There have been a thousand or so great memories to hit the airwaves since, voiced and written by Jim, sometimes with writing input from Marian Cramer. In fact, Marian sat at a booth at the state fair for a while, gathering great memories from South Dakotans. It could be argued these are not just commercials, but a long-running radio serial. Jim records them against a background of what he calls “lying on a hill watching the clouds music.” He hopes the spots “transport people from where they are to where they’d really like to be.”
For 33 years the commercials (impossible to imagine with a voice other than Jim’s) have indeed communicated the sponsor’s understanding of rural America. At the same time they strongly imply that Jim understands and is committed to that way of life, too.

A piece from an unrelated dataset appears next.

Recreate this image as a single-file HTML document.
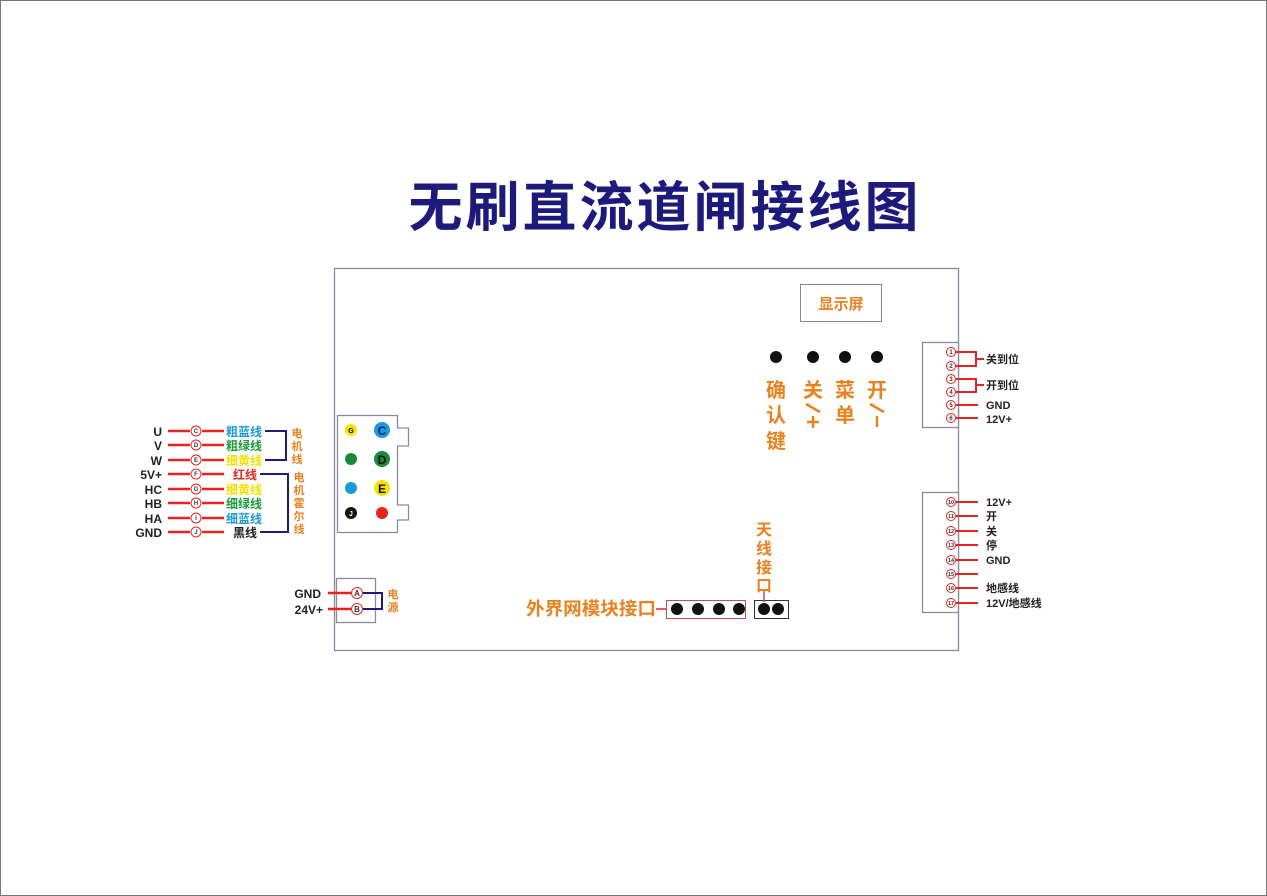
<!DOCTYPE html>
<html><head><meta charset="utf-8"><style>
html,body{margin:0;padding:0;background:#fff}
svg{display:block}
text{font-family:"Liberation Sans","Noto Sans CJK SC",sans-serif;font-weight:bold}
</style></head><body>
<svg width="1267" height="896" viewBox="0 0 1267 896" xmlns="http://www.w3.org/2000/svg">
<rect x="0.5" y="0.5" width="1266" height="895" fill="#fff" stroke="#777"/>
<text x="665" y="226" font-size="54" fill="#1c1a7a" text-anchor="middle" letter-spacing="3">无刷直流道闸接线图</text>

<rect x="334.5" y="268.5" width="624" height="382" fill="none" stroke="#8a8aa0" stroke-width="1.3"/>
<rect x="800.5" y="284.5" width="81" height="37" fill="none" stroke="#888"/>
<text x="841" y="309" font-size="15" fill="#e8821e" text-anchor="middle">显示屏</text>

<g fill="#111"><circle cx="776" cy="357" r="6"/><circle cx="813" cy="357" r="6"/><circle cx="845" cy="357" r="6"/><circle cx="877" cy="357" r="6"/></g>
<g font-size="20" fill="#e8821e" text-anchor="middle">
<text x="776" y="397">确</text><text x="776" y="422">认</text><text x="776" y="448">键</text>
<text x="813" y="397">关</text>
<text x="845" y="397">菜</text><text x="845" y="422">单</text>
<text x="877" y="397">开</text>
</g>
<g stroke="#e8821e" stroke-width="2.5" fill="none">
<line x1="806" y1="404" x2="820" y2="412"/>
<line x1="813" y1="416" x2="813" y2="428"/><line x1="807" y1="422" x2="819" y2="422"/>
<line x1="870" y1="404" x2="884" y2="412"/>
<line x1="877" y1="416" x2="877" y2="427"/>
</g>

<!-- motor connector -->
<path d="M337.5 415.5 H397.5 V428 H408.5 V446 H397.5 V505 H408.5 V520 H397.5 V532.5 H337.5 Z" fill="#fff" stroke="#8a8aa0" stroke-width="1.3"/>
<circle cx="351" cy="430" r="6" fill="#f5e400"/><text x="351" y="433" font-size="7" text-anchor="middle">G</text>
<circle cx="382" cy="430" r="8" fill="#1a9ad6"/><text x="382" y="435" font-size="12" text-anchor="middle" fill="#1c1a7a">C</text>
<circle cx="351" cy="459" r="6" fill="#1a8a3a"/>
<circle cx="382" cy="459" r="8" fill="#1a8a3a"/><text x="382" y="464" font-size="12" text-anchor="middle" fill="#111">D</text>
<circle cx="351" cy="488" r="6" fill="#1a9ad6"/>
<circle cx="382" cy="488" r="8" fill="#f5e400"/><text x="382" y="493" font-size="12" text-anchor="middle" fill="#111">E</text>
<circle cx="351" cy="513" r="6" fill="#111"/><text x="351" y="516" font-size="7" text-anchor="middle" fill="#fff">J</text>
<circle cx="382" cy="513" r="6" fill="#e52420"/>

<!-- left wires -->
<g font-size="12">
<g fill="#222" text-anchor="end">
<text x="162" y="436">U</text><text x="162" y="450">V</text><text x="162" y="465">W</text><text x="162" y="479">5V+</text>
<text x="162" y="494">HC</text><text x="162" y="508">HB</text><text x="162" y="523">HA</text><text x="162" y="537">GND</text>
</g>
<g stroke="#e52420" stroke-width="2.5">
<line x1="168" y1="431" x2="190" y2="431"/><line x1="202" y1="431" x2="224" y2="431"/>
<line x1="168" y1="445" x2="190" y2="445"/><line x1="202" y1="445" x2="224" y2="445"/>
<line x1="168" y1="460" x2="190" y2="460"/><line x1="202" y1="460" x2="224" y2="460"/>
<line x1="168" y1="474" x2="190" y2="474"/><line x1="202" y1="474" x2="224" y2="474"/>
<line x1="168" y1="489" x2="190" y2="489"/><line x1="202" y1="489" x2="224" y2="489"/>
<line x1="168" y1="503" x2="190" y2="503"/><line x1="202" y1="503" x2="224" y2="503"/>
<line x1="168" y1="518" x2="190" y2="518"/><line x1="202" y1="518" x2="224" y2="518"/>
<line x1="168" y1="532" x2="190" y2="532"/><line x1="202" y1="532" x2="224" y2="532"/>
</g>
<g fill="#fff" stroke="#e52420" stroke-width="1">
<circle cx="196" cy="431" r="5"/><circle cx="196" cy="445" r="5"/><circle cx="196" cy="460" r="5"/><circle cx="196" cy="474" r="5"/>
<circle cx="196" cy="489" r="5"/><circle cx="196" cy="503" r="5"/><circle cx="196" cy="518" r="5"/><circle cx="196" cy="532" r="5"/>
</g>
<g font-size="6" fill="#333" text-anchor="middle" font-weight="normal">
<text x="196" y="433">C</text><text x="196" y="447">D</text><text x="196" y="462">E</text><text x="196" y="476">F</text>
<text x="196" y="491">G</text><text x="196" y="505">H</text><text x="196" y="520">I</text><text x="196" y="534">J</text>
</g>
<text x="226" y="436" fill="#1a9ad6">粗蓝线</text>
<text x="226" y="450" fill="#1a9a3a">粗绿线</text>
<text x="226" y="465" fill="#f0e000">细黄线</text>
<text x="233" y="479" fill="#e52420">红线</text>
<text x="226" y="494" fill="#f0e000">细黄线</text>
<text x="226" y="508" fill="#1a9a3a">细绿线</text>
<text x="226" y="523" fill="#1a9ad6">细蓝线</text>
<text x="233" y="537" fill="#222">黑线</text>
</g>
<g stroke="#1c1a7a" stroke-width="2" fill="none">
<path d="M265 431 H286 V460 H265"/>
<path d="M260 474 H288 V532 H260"/>
</g>
<g font-size="11" fill="#e8821e" text-anchor="middle">
<text x="297" y="437">电</text><text x="297" y="450">机</text><text x="297" y="463">线</text>
<text x="299" y="481">电</text><text x="299" y="494">机</text><text x="299" y="507">霍</text><text x="299" y="520">尔</text><text x="299" y="533">线</text>
</g>

<!-- power -->
<rect x="336.5" y="578.5" width="39" height="44" fill="#fff" stroke="#8a8aa0" stroke-width="1.3"/>
<g font-size="12" fill="#222" text-anchor="end"><text x="321" y="598">GND</text><text x="323" y="614">24V+</text></g>
<g stroke="#e52420" stroke-width="2.5"><line x1="328" y1="593" x2="351" y2="593"/><line x1="328" y1="609" x2="351" y2="609"/></g>
<path d="M363 593 H382 V609 H363" stroke="#1c1a7a" stroke-width="2" fill="none"/>
<circle cx="357" cy="593" r="5.5" fill="#fff" stroke="#e52420"/><circle cx="357" cy="609" r="5.5" fill="#fff" stroke="#e52420"/>
<text x="357" y="596" font-size="8" text-anchor="middle" fill="#333">A</text><text x="357" y="612" font-size="8" text-anchor="middle" fill="#333">B</text>
<g font-size="11" fill="#e8821e" text-anchor="middle"><text x="393" y="598">电</text><text x="393" y="611">源</text></g>

<!-- bottom connectors -->
<text x="526" y="615" font-size="18" fill="#e8821e" textLength="130" lengthAdjust="spacingAndGlyphs">外界网模块接口</text>
<line x1="656" y1="609" x2="666" y2="609" stroke="#e52420" stroke-width="1.5"/>
<rect x="666.5" y="600.5" width="79" height="18" fill="none" stroke="#c05050"/>
<g fill="#111"><circle cx="677" cy="609" r="6"/><circle cx="698" cy="609" r="6"/><circle cx="719" cy="609" r="6"/><circle cx="739" cy="609" r="6"/>
<circle cx="764" cy="609" r="6"/><circle cx="778" cy="609" r="6"/></g>
<rect x="754.5" y="600.5" width="34" height="18" fill="none" stroke="#333"/>
<line x1="764" y1="591" x2="764" y2="602" stroke="#c05050" stroke-width="1.5"/>
<g font-size="16" fill="#e8821e" text-anchor="middle"><text x="764" y="535">天</text><text x="764" y="554">线</text><text x="764" y="573">接</text><text x="764" y="591">口</text></g>

<!-- right connector 1 -->
<rect x="922.5" y="342.5" width="36" height="85" fill="#fff" stroke="#8a8aa0" stroke-width="1.3"/>
<g stroke="#e52420" stroke-width="2" fill="none">
<path d="M956 352 H976 V366 H956"/><line x1="976" y1="359" x2="984" y2="359"/>
<path d="M956 379 H976 V392 H956"/><line x1="976" y1="385" x2="984" y2="385"/>
<line x1="956" y1="405" x2="978" y2="405"/><line x1="956" y1="418" x2="978" y2="418"/>
</g>
<g fill="#fff" stroke="#e52420"><circle cx="951" cy="352" r="4.5"/><circle cx="951" cy="366" r="4.5"/><circle cx="951" cy="379" r="4.5"/><circle cx="951" cy="392" r="4.5"/><circle cx="951" cy="405" r="4.5"/><circle cx="951" cy="418" r="4.5"/></g>
<g font-size="6" text-anchor="middle" fill="#333" font-weight="normal"><text x="951" y="354">1</text><text x="951" y="368">2</text><text x="951" y="381">3</text><text x="951" y="394">4</text><text x="951" y="407">5</text><text x="951" y="420">6</text></g>
<g font-size="11" fill="#222"><text x="986" y="363">关到位</text><text x="986" y="389">开到位</text><text x="986" y="409">GND</text><text x="986" y="423">12V+</text></g>

<!-- right connector 2 -->
<rect x="922.5" y="492.5" width="36" height="120" fill="#fff" stroke="#8a8aa0" stroke-width="1.3"/>
<g stroke="#e52420" stroke-width="2">
<line x1="956" y1="502" x2="978" y2="502"/><line x1="956" y1="516" x2="978" y2="516"/><line x1="956" y1="531" x2="978" y2="531"/><line x1="956" y1="545" x2="978" y2="545"/>
<line x1="956" y1="560" x2="978" y2="560"/><line x1="956" y1="574" x2="978" y2="574"/><line x1="956" y1="588" x2="978" y2="588"/><line x1="956" y1="603" x2="978" y2="603"/>
</g>
<g fill="#fff" stroke="#e52420"><circle cx="951" cy="502" r="4.5"/><circle cx="951" cy="516" r="4.5"/><circle cx="951" cy="531" r="4.5"/><circle cx="951" cy="545" r="4.5"/><circle cx="951" cy="560" r="4.5"/><circle cx="951" cy="574" r="4.5"/><circle cx="951" cy="588" r="4.5"/><circle cx="951" cy="603" r="4.5"/></g>
<g font-size="5.5" text-anchor="middle" fill="#333" font-weight="normal"><text x="951" y="504">10</text><text x="951" y="518">11</text><text x="951" y="533">12</text><text x="951" y="547">13</text><text x="951" y="562">14</text><text x="951" y="576">15</text><text x="951" y="590">16</text><text x="951" y="605">17</text></g>
<g font-size="11" fill="#222"><text x="986" y="506">12V+</text><text x="986" y="520">开</text><text x="986" y="535">关</text><text x="986" y="549">停</text><text x="986" y="564">GND</text><text x="986" y="592">地感线</text><text x="986" y="607">12V/地感线</text></g>
</svg>
</body></html>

And the first thing to understand about small towns, where Jim is especially popular, is that they need people who will work to create community amenities. That could mean organizing rodeos, staging events for an emerging museum, figuring out how to broadcast hometown American Legion baseball games and pitching in to build the press box for those broadcasts. Jim’s done all that, and much more. In urban areas, where no one expects to really know anyone, a broadcaster can get away with simply being a know-it-all “personality.” That doesn’t fly out here, where, strangely enough for a field that’s seemingly all about words, actions speak louder.

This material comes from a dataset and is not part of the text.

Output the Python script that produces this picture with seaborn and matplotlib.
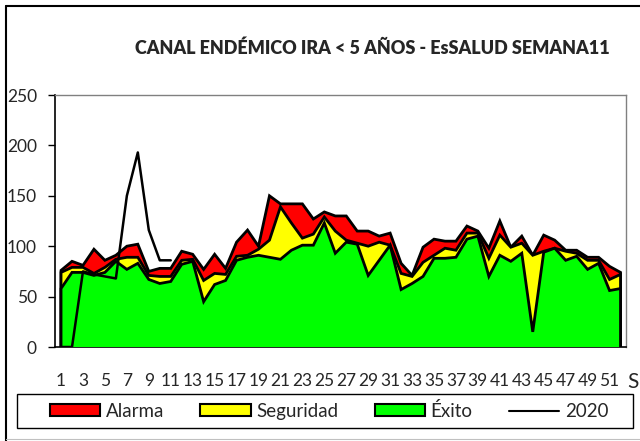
import numpy as np
import pandas as pd
import matplotlib
matplotlib.use("Agg")
import matplotlib.pyplot as plt
import seaborn as sns
from matplotlib.patches import Patch, Rectangle
from matplotlib.lines import Line2D

weeks = list(range(1, 53))
alarma = [76, 85, 81, 97, 86, 91, 100, 102, 75, 78, 78, 95, 92, 77, 92, 78, 104, 116, 100, 150,
          142, 142, 142, 127, 134, 130, 130, 115, 115, 110, 113, 83, 71, 99, 107, 105, 105, 120, 115, 98,
          125, 99, 110, 91, 111, 106, 96, 96, 89, 89, 80, 74]
seguridad = [74, 79, 79, 73, 79, 87, 89, 89, 71, 70, 70, 86, 87, 66, 73, 72, 90, 91, 97, 106,
             139, 123, 108, 112, 129, 115, 106, 103, 100, 104, 101, 73, 70, 84, 91, 98, 96, 113, 113, 88,
             111, 99, 103, 91, 95, 98, 95, 93, 86, 86, 67, 72]
exito = [58, 74, 74, 71, 74, 85, 77, 83, 67, 63, 65, 82, 85, 45, 62, 66, 86, 89, 91, 89,
         87, 96, 101, 101, 123, 93, 104, 102, 71, 86, 101, 57, 63, 70, 88, 88, 89, 107, 110, 70,
         91, 85, 93, 15, 94, 98, 86, 90, 77, 83, 56, 58]
weeks_2020 = list(range(1, 12))
casos_2020 = [0, 0, 75, 72, 70, 68, 150, 193, 116, 86, 86]

y_ticks = [0, 50, 100, 150, 200, 250]
x_tick_labels = [str(w) for w in range(1, 52, 2)]

title = "CANAL ENDÉMICO IRA < 5 AÑOS - EsSALUD SEMANA11"

sns.set_theme(style="white")
plt.rcParams['font.family'] = ['Lato', 'DejaVu Sans']

df = pd.DataFrame({"semana": weeks, "Alarma": alarma, "Seguridad": seguridad, "Éxito": exito})
df20 = pd.DataFrame({"semana": weeks_2020, "2020": casos_2020})

fig = plt.figure(figsize=(6.4, 4.41), dpi=100)
ax = fig.add_axes([55/640, 1 - 347/441, (626-55)/640, (347-95)/441])

colors = {"Alarma": "#FF0000", "Seguridad": "#FFFF00", "Éxito": "#00FF00"}
for i, name in enumerate(["Alarma", "Seguridad", "Éxito"]):
    ax.fill_between(df["semana"], 0, df[name], facecolor=colors[name], edgecolor="none", zorder=2 + i)
    xs = np.concatenate([[df["semana"].iloc[0]], df["semana"], [df["semana"].iloc[-1]]])
    ys = np.concatenate([[0], df[name], [0]])
    ax.plot(xs, ys, color="black", lw=2.0, zorder=2 + i, solid_joinstyle="miter")

sns.lineplot(data=df20, x="semana", y="2020", color="black", lw=1.8, ax=ax, zorder=6)

ax.set_xlim(0.45, 52.5)
ax.set_ylim(0, 250)
ax.set_yticks(y_ticks)
ax.set_xticks(range(1, 52, 2))
ax.set_xticklabels(x_tick_labels)
ax.set_xticks(np.arange(0.5, 53, 1), minor=True)
ax.tick_params(axis="x", which="major", length=0, pad=19, labelsize=12.5)
ax.tick_params(axis="x", which="minor", length=5, width=1, color="black", direction="out")
ax.tick_params(axis="y", length=5, width=1, color="black", direction="out", labelsize=12.5, pad=8,
               left=True)
ax.set_xlabel("")
ax.set_ylabel("")
for s in ["left", "bottom"]:
    ax.spines[s].set_color("black")
    ax.spines[s].set_linewidth(1.2)
for s in ["top", "right"]:
    ax.spines[s].set_color("#808080")
    ax.spines[s].set_linewidth(1.0)
ax.grid(False)

fig.text(372/640, 1 - 48/441, title, ha="center", va="center", fontsize=13, fontweight="heavy")
fig.text(627/640, 1 - 382/441, "S", ha="left", va="center", fontsize=15)

handles = [Patch(facecolor="#FF0000", edgecolor="black", lw=1.5, label="Alarma"),
           Patch(facecolor="#FFFF00", edgecolor="black", lw=1.5, label="Seguridad"),
           Patch(facecolor="#00FF00", edgecolor="black", lw=1.5, label="Éxito"),
           Line2D([0], [0], color="black", lw=1.5, label="2020")]
leg = fig.legend(handles=handles, loc="center", bbox_to_anchor=(329/640, 1 - 411/441), ncol=4,
                 fontsize=13.5, handlelength=2.7, handleheight=0.6, handletextpad=0.3,
                 columnspacing=1.92, frameon=False, borderpad=0.35, borderaxespad=0)
fig.add_artist(Rectangle((17/640, 1 - 428/441), (633 - 17)/640, 34/441, transform=fig.transFigure,
                         facecolor="none", edgecolor="black", lw=1.0))

fig.add_artist(Line2D([6/640, 1], [1 - 6/441, 1 - 6/441], color="black", lw=1.5, transform=fig.transFigure))
fig.add_artist(Line2D([6/640, 6/640], [0, 1 - 6/441], color="black", lw=1.5, transform=fig.transFigure))
fig.add_artist(Line2D([6/640, 1], [2/441, 2/441], color="#c0c0c0", lw=0.8, transform=fig.transFigure))

fig.savefig("out.png", dpi=100)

In addition to his National Finals Rodeo honor, Jim has been inducted into three rodeo or general sports Halls of Fame, and was South Dakota Sportscaster of the Year. Yet the day we met for lunch he was getting ready to promote a small town charity pie auction. Some accomplished broadcasters, especially sportscasters, would say no to that. But Jim knew he had listeners counting on him to help move some pastry.
Besides, a good pie auction always holds potential for another great memory.